**Written task:** Retype only what runs from the beginning of the data through the line with "plt.rcParams['font.family'] = ['Liberation"; please omit the pictures and keep every line exact.

(Collection entries)
═══

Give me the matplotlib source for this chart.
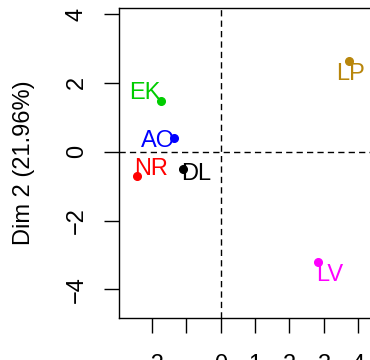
"""
PCA individuals map, first two dimensions (R base-graphics look)
"""
import matplotlib
matplotlib.use('Agg')
import matplotlib.pyplot as plt

plt.rcParams['font.family'] = ['Liberation Sans', 'DejaVu Sans']

# Individual coordinates on Dim 1 / Dim 2
names = ['EK', 'AO', 'NR', 'DL', 'LP', 'LV']
dim1 = [-1.74, -1.35, -2.44, -1.09, 3.74, 2.82]
dim2 = [1.48, 0.39, -0.72, -0.51, 2.64, -3.21]
colors = ['#00CD00', '#0000FF', '#FF0000', '#000000', '#B8860B', '#FF00FF']

# label offsets (pixels) so names do not sit on the points
label_offsets = {
    'EK': (-16, 10), 'AO': (-16, 0), 'NR': (15, 10),
    'DL': (13, -2), 'LP': (1, -11), 'LV': (12, -10),
}

x_ticks = [-2, -1, 0, 1, 2, 3, 4]
x_ticklabels = ['\u22122', '', '0', '1', '2', '3', '4']
y_ticks = [-4, -2, 0, 2, 4]
y_ticklabels = ['\u22124', '\u22122', '0', '2', '4']
y_title = 'Dim 2 (21.96%)'

FS = 17

fig = plt.figure(figsize=(3.7, 3.6), dpi=100)
# box runs past the right edge of the canvas
ax = fig.add_axes([119 / 370, 41.7 / 360, 271 / 370, 310.8 / 360])

ax.axvline(0, color='black', lw=1.0, ls=(0, (4.5, 3)), zorder=1)
ax.axhline(0, color='black', lw=1.0, ls=(0, (4.5, 3)), zorder=1)

for name, x, y, c in zip(names, dim1, dim2, colors):
    ax.plot(x, y, 'o', color=c, markersize=5.5, zorder=3)
    ax.annotate(name, (x, y), xytext=label_offsets[name], textcoords='offset pixels',
                ha='center', va='center_baseline', color=c, fontsize=FS, zorder=4)

ax.set_xlim(-2.95, 4.92)
ax.set_ylim(-4.84, 4.19)

ax.set_xticks(x_ticks)
ax.set_xticklabels(x_ticklabels)
ax.set_yticks(y_ticks)
ax.set_yticklabels(y_ticklabels, rotation=90, va='center')
ax.tick_params(axis='both', length=10.5, width=1.0, labelsize=FS)
ax.tick_params(axis='y', pad=12)
ax.tick_params(axis='x', pad=15.5)

ax.set_ylabel(y_title, fontsize=FS, labelpad=22)

for sp in ax.spines.values():
    sp.set_linewidth(1.0)

fig.savefig('out.png', dpi=100)
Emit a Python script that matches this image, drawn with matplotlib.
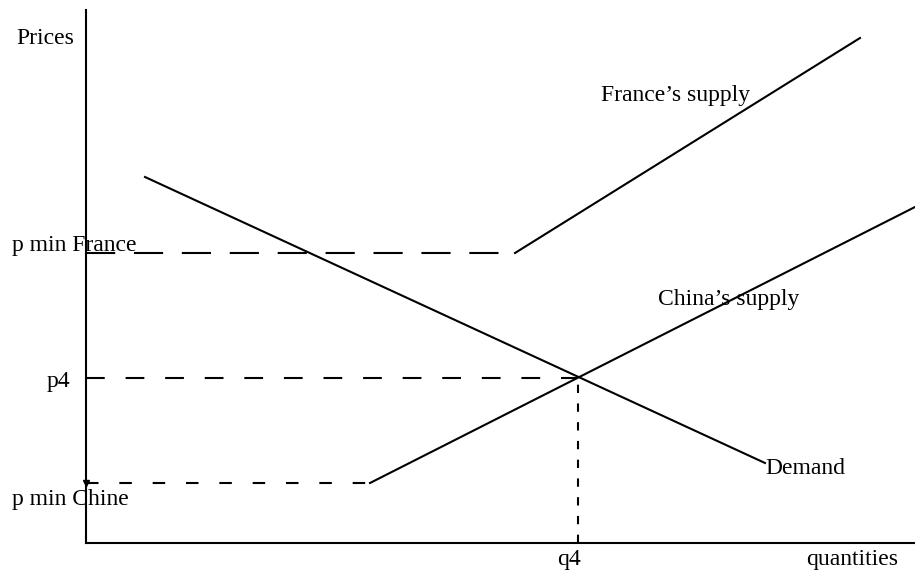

═══

**Exercise solution:**
Give me the matplotlib source for this chart.
"""
PCA individuals map, first two dimensions (R base-graphics look)
"""
import matplotlib
matplotlib.use('Agg')
import matplotlib.pyplot as plt

plt.rcParams['font.family'] = ['Liberation Sans', 'DejaVu Sans']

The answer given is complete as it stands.